To collect the data, I wrote a web scraper in python. The only problem that occurred to me was that the actual articles were not stored on metacritic, but would rather be accessible through a link to each specialized journal’s website.
I did not have time, nor really wanted, to write a specific procedure for each website, so I opted for a more generalist approach, simply capturing all the text from the page, and then trimming what would obviously not be text from the article, such as headers, footers, sidebars etc.
The raw text data was then written to XML files in order to store the metadata with the text. Of course, the data extracted with such a method needed to be cleaned by hand afterwards, which limited the amount of articles I was able to account for in my analysis.
My final dataset was composed of 382 articles in english, coming from 98 different journals and covering 36 games published between 2000 and 2020. The games were selected according to the number of available reviews and diversity.
I needed to retrieve a much greater amount of “bad” games than “good” games in order to achieve a balanced dataset, for the simple reason that good games are often much more discussed about.
The first thing I had to do was to recode the raw score value (ranging between 1 and 100) to fit all reviews into defined categories.
This separation in categories will be necessary in order to get meaningful predictions further down the pipeline.
Then the text is passed through TreeTagger, a Textable extension which will allow us to isolate all the adjectives of the corpus. I then used that list to create a list of adjectives that could be used to express the quality of a game, like “good” or “bad”, for example, to be used as predictors.
The intersection of these two lists give us the list of predictors in the texts.
An important step here for the prediction process is to use Textable’s “Categorize” widget to define the score category of the texts to be known by the program as the target variable we want to predict.
The same process must be accomplished on any test data (reviews without score), without the annotation step. The training and test data MUST have exactly the same structure.
Predictions and Models
After the textual data was preprocessed, I decided to write the resulting tables to files, that would then be imported in another workflow dedicated to the prediction task, as doing everything on the same workflow caused major performance issues when processing the whole dataset.
One thing that I did not know how to do before attempting this project was how to use Orange’s prediction widget with textual data.

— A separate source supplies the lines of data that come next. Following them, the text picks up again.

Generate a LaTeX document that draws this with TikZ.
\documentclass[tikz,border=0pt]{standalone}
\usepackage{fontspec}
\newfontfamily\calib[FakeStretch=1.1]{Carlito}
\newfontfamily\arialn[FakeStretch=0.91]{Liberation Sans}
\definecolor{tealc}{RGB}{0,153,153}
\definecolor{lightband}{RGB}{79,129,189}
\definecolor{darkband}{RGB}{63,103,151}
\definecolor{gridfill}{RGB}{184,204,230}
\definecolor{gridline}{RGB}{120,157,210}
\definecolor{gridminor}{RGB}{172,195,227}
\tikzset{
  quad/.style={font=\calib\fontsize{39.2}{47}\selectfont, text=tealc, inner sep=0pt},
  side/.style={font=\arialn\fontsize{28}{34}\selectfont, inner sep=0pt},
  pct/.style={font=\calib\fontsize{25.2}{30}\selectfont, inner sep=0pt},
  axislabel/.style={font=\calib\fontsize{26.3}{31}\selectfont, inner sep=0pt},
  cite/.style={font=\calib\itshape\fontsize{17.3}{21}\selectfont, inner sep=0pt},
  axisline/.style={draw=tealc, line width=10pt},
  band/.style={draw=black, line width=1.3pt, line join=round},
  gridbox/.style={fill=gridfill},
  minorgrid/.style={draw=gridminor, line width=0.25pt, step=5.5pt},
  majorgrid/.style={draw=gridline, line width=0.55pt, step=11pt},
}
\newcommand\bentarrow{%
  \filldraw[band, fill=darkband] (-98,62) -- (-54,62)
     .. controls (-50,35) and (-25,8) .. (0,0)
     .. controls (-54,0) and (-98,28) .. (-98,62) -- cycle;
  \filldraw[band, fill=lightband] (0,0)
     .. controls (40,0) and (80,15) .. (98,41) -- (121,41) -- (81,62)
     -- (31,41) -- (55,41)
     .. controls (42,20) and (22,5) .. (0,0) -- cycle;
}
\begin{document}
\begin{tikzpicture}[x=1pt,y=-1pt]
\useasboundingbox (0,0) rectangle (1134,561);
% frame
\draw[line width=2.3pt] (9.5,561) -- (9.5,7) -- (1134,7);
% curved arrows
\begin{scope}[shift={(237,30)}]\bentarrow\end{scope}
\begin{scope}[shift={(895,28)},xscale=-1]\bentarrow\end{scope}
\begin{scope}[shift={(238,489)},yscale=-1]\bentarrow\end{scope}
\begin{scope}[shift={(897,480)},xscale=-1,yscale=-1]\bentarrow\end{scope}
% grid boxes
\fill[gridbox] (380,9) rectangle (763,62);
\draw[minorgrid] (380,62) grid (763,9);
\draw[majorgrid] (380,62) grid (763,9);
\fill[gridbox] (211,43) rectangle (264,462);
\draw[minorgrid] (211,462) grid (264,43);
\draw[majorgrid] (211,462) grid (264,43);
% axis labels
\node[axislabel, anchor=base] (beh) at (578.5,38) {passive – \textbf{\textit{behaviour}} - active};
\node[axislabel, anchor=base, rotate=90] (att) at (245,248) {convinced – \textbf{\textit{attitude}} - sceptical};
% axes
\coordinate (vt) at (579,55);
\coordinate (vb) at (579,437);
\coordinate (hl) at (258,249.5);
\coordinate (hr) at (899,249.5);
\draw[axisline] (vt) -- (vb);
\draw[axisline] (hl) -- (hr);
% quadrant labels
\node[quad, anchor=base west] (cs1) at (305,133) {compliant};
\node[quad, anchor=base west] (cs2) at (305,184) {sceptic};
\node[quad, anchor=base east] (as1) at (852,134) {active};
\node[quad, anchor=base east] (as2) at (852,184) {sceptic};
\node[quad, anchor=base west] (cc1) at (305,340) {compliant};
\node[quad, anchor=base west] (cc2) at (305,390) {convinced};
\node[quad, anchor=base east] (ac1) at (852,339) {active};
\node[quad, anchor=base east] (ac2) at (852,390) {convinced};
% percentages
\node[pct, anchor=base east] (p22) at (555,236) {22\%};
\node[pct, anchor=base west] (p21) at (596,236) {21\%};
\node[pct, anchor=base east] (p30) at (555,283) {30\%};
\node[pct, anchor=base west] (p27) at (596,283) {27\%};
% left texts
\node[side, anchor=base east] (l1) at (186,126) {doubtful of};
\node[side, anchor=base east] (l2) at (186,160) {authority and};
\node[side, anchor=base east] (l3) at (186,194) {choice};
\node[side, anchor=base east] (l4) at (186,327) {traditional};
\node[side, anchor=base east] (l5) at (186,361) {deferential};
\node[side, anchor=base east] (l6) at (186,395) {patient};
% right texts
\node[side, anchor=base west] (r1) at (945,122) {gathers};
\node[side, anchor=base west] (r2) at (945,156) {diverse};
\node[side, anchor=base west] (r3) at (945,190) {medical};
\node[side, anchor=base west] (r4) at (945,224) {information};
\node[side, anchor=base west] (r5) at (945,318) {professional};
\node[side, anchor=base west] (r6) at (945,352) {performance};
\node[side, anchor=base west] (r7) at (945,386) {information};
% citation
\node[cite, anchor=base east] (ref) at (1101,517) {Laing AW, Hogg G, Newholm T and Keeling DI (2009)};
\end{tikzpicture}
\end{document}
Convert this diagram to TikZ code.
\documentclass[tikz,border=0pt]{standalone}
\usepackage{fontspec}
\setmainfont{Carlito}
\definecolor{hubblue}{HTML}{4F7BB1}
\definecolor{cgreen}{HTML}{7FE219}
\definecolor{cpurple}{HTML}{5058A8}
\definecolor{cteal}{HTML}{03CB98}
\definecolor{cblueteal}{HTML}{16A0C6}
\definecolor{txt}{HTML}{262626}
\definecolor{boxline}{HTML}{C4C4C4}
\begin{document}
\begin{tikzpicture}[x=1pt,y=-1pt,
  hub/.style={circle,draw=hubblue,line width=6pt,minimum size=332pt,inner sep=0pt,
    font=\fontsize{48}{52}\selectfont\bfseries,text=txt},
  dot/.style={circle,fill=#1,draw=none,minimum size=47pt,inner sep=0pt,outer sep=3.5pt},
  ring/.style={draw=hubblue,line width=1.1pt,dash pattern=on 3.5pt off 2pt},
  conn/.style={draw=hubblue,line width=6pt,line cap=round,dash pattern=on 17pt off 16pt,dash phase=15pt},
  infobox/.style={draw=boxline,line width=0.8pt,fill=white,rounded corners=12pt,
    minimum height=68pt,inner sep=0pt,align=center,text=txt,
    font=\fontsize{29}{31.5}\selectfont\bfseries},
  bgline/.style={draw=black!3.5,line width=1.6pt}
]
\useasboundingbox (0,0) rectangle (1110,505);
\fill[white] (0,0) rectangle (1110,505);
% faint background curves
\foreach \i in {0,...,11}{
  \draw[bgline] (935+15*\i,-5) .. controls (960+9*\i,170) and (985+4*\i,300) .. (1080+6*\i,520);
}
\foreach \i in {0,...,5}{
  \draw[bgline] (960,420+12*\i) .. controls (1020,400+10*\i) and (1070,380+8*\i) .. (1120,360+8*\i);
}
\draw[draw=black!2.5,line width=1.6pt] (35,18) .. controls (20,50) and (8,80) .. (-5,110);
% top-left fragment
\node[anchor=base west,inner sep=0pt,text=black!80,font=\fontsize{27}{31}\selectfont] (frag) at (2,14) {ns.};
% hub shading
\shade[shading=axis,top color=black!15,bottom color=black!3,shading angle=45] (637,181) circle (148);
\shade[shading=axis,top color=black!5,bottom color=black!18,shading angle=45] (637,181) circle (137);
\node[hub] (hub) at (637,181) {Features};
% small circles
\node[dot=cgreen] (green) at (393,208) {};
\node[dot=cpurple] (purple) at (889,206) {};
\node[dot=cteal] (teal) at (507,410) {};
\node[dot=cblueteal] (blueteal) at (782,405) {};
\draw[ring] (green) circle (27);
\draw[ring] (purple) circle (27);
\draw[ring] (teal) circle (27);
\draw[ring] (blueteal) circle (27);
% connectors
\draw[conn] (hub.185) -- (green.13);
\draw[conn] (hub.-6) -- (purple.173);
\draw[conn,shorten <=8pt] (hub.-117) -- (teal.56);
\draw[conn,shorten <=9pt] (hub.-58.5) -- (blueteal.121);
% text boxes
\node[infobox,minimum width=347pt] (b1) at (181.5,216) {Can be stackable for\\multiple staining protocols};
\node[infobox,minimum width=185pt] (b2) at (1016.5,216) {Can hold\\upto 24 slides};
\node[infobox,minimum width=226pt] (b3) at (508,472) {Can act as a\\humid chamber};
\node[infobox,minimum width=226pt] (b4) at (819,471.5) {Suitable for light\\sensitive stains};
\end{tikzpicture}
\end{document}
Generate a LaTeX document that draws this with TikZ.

Using the “Test and Score” widget, we can assess the models’ accuracy to determine a review’s score. The “Predictions” widget allows us to make the real predictions over unscored reviews.
Our best model, SVM, displays a Classification Accuracy (CA) of 63.6%.
Given that we have roughly the same amount of reviews for each score category, the trivial case (picking a category at random), would give an accuracy of 33.3%.
We can conclude that our the models are about 30% better than random at this task.
My test dataset contained some “real” unscored reviews, where the author decided not to grade the game, and a few scored reviews for which I stripped the score, just to see what would happen.
For the latest, the predictions seem to be holding their grounds, but for the real unscored reviews, it would seem like our predictions are most often “mixed”.
I would emmit the assumption that these reviews were left unscored specifically because the author was undecided, which would show in the use of more typically “mixed” adjectives. Note that this hypothesis is based on very little data, and further exploring of the matter could be interesting.
This little experiment seems to have been relatively successful. A classification accuracy of 60% is quite satisfying for an analysis of natural language, for which we could expect lower rates, and we can reasonably predict the rating that would be given by the author of a review. We could still improve the analysis by fiddling with the predictors list, so there might be room to improve there.
Is it any useful ? I don’t know, but it sure was fun to try it out.